Das Fahrzeug verfügt über ein spezielles Dämpfungssystem für einen ruhigen, erschütterungsfreien Transport und gleicht Schlaglöcher einer Tiefe von bis zu 10 Zentimetern aus. Das Rückhaltesystem „Traveller RS“ sichert das Baby zusätzlich, während der Transportinkubator „AirBORNE – AVIATOR“, bis zu zwölf Perfusoren, zwei Sauerstoffflaschen und eine eigene Stromversorgung für die bestmögliche Versorgung während der Fahrt sorgen. Zudem werden die Babys nicht – wie in herkömmlichen Rettungswagen – längs zur Fahrtrichtung transportiert, sondern quer. Somit ist auch das Köpfchen der Kleinen mit noch offener Fontanelle besser geschützt als bei einem Längs-Transport.

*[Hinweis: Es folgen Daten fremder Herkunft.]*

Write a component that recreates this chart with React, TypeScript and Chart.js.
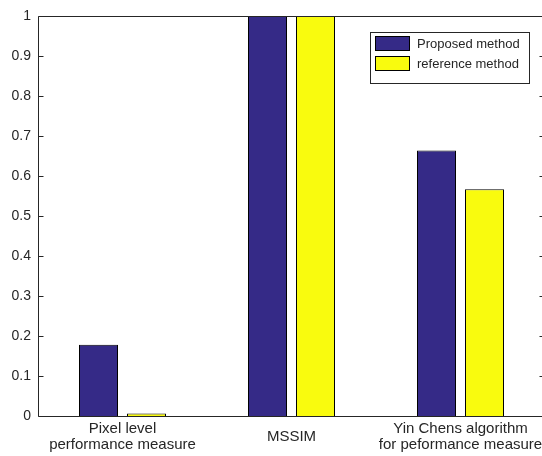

Eine Mutter, deren Kind vor sieben Jahren vom Baby-Notarztwagensystem der Björn Steiger Stiftung in Stuttgart profitierte, ist Julia Köstlin. Gerade einmal 1150 Gramm brachte ihre Tochter Valerie bei der Geburt auf die Waage; die Kleine musste in der 28. Schwangerschaftswoche per Kaiserschnitt geholt werden. Zwei Mal musste das Frühchen innerhalb der ersten fünf Tage operiert werden – und in die Spezialklinik wurde es jeweils mit dem Baby-Notarztwagen transportiert. „Da haben uns ganz viele Engel begleitet“, sagt die dreifache Mutter heute.
Auch Prof. Dr. Neysan Rafat hält das Baby-Notarztwagensystem für eine überaus wichtige Einrichtung. „Diese spezialisierten Rettungsfahrzeuge sind mit modernster medizinischer Technik ausgestattet, die speziell auf die Bedürfnisse von Neugeborenen und Säuglingen abgestimmt sind. Durch diese Ausstattung und die Expertise der mitfahrenden Ärzte und Pflegekräfte können lebensbedrohliche Zustände bei Babys schnell und effektiv behandelt werden“, sagt der Ärztliche Direktor der Neonatologie im Olgahospital des Klinikums Stuttgart. Der Baby-Notarztwagen ermögliche eine schnelle Reaktion des medizinischen Teams und den schonenden Transport zu spezialisierten Einrichtungen. „Mit Hilfe von ‚Felix‘ können viele Leben gerettet und die Chancen auf eine schnelle Genesung erhöht werden“, betont der Mediziner.
Bis heute wird der Baby-Notarztwagen – ein Fahrzeug kostet etwa 300 000 Euro – durch Spenden und Sponsoren über die Björn Steiger Stiftung finanziert; noch immer ist jenes Fahrzeugsystem nicht im Rettungsdienstgesetz verankert.